Given problem :: Everything from the first line of the data through the line with "minimum width=147pt, minimum" is to be echoed exactly, minus the pictures.

Records provided ::
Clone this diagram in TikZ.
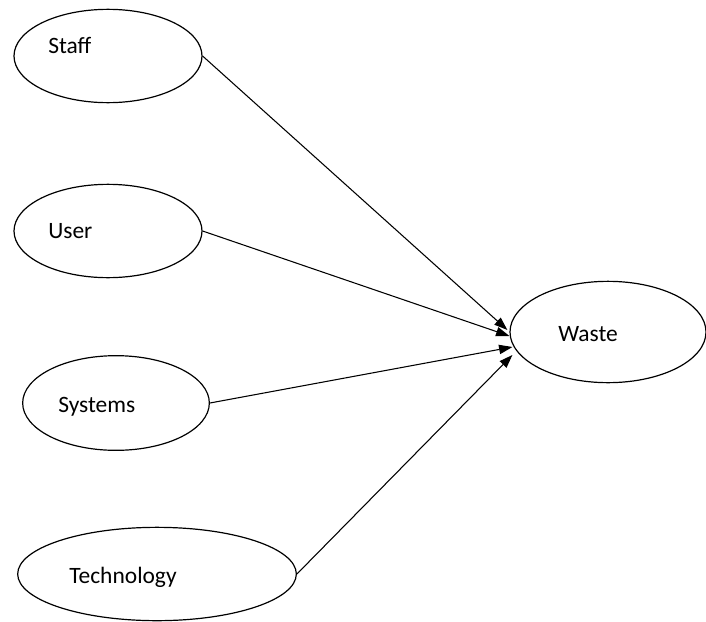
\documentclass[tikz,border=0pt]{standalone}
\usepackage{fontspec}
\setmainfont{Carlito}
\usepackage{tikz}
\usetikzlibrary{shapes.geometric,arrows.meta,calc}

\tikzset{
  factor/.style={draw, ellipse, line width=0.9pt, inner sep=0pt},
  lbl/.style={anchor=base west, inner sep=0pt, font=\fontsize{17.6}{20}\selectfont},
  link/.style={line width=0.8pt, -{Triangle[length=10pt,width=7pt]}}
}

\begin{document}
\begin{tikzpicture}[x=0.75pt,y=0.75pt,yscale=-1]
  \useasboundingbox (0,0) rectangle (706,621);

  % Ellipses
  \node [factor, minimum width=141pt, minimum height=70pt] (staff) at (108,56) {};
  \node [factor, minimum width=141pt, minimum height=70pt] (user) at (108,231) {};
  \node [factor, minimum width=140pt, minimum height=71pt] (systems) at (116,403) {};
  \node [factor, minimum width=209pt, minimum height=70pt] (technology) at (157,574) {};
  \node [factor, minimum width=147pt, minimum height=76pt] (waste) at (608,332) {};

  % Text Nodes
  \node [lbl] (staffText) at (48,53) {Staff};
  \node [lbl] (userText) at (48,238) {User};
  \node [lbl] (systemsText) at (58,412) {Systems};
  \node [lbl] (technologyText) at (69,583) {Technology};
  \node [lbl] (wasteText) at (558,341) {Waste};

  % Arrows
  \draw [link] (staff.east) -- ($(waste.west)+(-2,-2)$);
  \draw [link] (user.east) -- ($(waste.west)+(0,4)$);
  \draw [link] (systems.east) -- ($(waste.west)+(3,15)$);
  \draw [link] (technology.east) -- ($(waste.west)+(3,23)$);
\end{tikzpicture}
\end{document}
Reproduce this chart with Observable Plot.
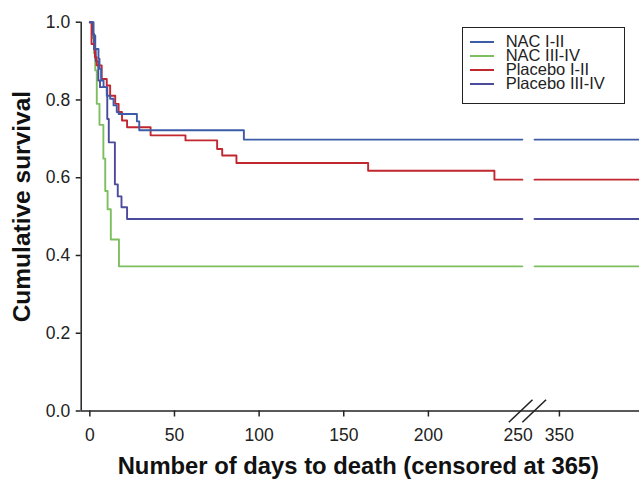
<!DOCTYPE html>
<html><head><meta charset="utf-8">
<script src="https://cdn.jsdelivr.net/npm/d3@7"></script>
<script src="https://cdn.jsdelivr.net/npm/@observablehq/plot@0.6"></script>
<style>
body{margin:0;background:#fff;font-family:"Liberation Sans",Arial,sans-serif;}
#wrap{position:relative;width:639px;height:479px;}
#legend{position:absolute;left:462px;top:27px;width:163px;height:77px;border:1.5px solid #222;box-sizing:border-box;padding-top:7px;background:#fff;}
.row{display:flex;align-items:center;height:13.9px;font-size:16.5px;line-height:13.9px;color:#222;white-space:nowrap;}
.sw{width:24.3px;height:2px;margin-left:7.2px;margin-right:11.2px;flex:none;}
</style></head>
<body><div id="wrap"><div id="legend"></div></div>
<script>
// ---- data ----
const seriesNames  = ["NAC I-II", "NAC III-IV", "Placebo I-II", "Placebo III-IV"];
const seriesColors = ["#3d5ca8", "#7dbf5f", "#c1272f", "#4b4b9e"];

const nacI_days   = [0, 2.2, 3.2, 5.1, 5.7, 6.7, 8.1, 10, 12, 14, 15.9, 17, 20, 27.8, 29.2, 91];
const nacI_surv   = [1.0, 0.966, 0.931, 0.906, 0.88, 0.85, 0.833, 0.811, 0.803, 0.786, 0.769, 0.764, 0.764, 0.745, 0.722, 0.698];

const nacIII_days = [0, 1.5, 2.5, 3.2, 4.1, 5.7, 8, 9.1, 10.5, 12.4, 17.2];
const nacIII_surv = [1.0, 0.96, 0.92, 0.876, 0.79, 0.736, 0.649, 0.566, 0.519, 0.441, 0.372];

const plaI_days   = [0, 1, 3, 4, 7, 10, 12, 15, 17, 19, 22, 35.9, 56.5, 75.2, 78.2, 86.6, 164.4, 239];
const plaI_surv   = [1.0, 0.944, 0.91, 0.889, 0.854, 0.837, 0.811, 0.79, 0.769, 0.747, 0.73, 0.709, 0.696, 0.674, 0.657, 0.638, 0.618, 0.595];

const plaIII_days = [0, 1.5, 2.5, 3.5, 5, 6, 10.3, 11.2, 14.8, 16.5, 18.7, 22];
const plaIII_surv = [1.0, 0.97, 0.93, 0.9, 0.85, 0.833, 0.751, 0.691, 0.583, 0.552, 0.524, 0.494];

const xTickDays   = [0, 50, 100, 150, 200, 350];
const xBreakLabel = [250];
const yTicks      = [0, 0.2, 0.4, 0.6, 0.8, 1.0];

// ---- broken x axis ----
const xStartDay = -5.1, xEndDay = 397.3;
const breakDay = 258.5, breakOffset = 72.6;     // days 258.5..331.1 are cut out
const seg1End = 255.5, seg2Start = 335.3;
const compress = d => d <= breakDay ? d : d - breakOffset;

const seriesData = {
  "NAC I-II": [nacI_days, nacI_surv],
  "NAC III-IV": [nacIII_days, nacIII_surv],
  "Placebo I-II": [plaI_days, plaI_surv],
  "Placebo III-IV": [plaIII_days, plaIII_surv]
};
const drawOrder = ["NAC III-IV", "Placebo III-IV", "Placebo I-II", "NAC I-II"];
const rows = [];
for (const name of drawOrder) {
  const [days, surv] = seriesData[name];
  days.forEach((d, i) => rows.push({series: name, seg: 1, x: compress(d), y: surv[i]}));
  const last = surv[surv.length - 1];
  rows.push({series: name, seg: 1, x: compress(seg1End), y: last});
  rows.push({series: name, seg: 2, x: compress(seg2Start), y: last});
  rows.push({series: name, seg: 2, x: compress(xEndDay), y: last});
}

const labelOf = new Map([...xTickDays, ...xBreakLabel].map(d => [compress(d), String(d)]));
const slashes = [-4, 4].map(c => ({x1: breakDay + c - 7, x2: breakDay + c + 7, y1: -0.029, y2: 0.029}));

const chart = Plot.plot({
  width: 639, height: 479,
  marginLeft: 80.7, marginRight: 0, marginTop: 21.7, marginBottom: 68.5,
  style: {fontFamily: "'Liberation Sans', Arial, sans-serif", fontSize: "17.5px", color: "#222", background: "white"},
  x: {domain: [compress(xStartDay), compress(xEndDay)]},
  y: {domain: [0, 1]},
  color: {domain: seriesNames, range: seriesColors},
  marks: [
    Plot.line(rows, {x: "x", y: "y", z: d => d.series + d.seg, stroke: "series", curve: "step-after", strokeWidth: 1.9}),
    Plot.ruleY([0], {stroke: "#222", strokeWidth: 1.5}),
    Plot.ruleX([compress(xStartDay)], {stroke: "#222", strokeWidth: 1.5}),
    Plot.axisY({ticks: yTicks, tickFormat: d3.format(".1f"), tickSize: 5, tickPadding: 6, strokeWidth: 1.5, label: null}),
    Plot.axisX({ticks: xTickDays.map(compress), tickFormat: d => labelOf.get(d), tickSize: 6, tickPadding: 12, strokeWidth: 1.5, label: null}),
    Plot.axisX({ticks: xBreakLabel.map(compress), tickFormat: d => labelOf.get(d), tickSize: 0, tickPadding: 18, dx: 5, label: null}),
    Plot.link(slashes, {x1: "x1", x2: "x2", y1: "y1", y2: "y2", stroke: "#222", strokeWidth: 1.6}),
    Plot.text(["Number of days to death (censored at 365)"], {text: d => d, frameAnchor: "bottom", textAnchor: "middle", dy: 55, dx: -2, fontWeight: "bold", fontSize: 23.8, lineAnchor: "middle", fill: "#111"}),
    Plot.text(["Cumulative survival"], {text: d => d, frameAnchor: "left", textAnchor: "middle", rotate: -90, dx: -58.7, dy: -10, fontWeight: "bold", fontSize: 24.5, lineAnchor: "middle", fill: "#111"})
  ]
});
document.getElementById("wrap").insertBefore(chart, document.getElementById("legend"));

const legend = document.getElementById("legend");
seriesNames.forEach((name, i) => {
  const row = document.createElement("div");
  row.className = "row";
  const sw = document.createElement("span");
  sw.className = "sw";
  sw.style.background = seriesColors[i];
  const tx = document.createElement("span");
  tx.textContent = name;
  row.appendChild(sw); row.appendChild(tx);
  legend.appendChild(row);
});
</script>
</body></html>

Finished answer ::
Clone this diagram in TikZ.
\documentclass[tikz,border=0pt]{standalone}
\usepackage{fontspec}
\setmainfont{Carlito}
\usepackage{tikz}
\usetikzlibrary{shapes.geometric,arrows.meta,calc}

\tikzset{
  factor/.style={draw, ellipse, line width=0.9pt, inner sep=0pt},
  lbl/.style={anchor=base west, inner sep=0pt, font=\fontsize{17.6}{20}\selectfont},
  link/.style={line width=0.8pt, -{Triangle[length=10pt,width=7pt]}}
}

\begin{document}
\begin{tikzpicture}[x=0.75pt,y=0.75pt,yscale=-1]
  \useasboundingbox (0,0) rectangle (706,621);

  % Ellipses
  \node [factor, minimum width=141pt, minimum height=70pt] (staff) at (108,56) {};
  \node [factor, minimum width=141pt, minimum height=70pt] (user) at (108,231) {};
  \node [factor, minimum width=140pt, minimum height=71pt] (systems) at (116,403) {};
  \node [factor, minimum width=209pt, minimum height=70pt] (technology) at (157,574) {};
  \node [factor, minimum width=147pt, minimum height=76pt] (waste) at (608,332) {};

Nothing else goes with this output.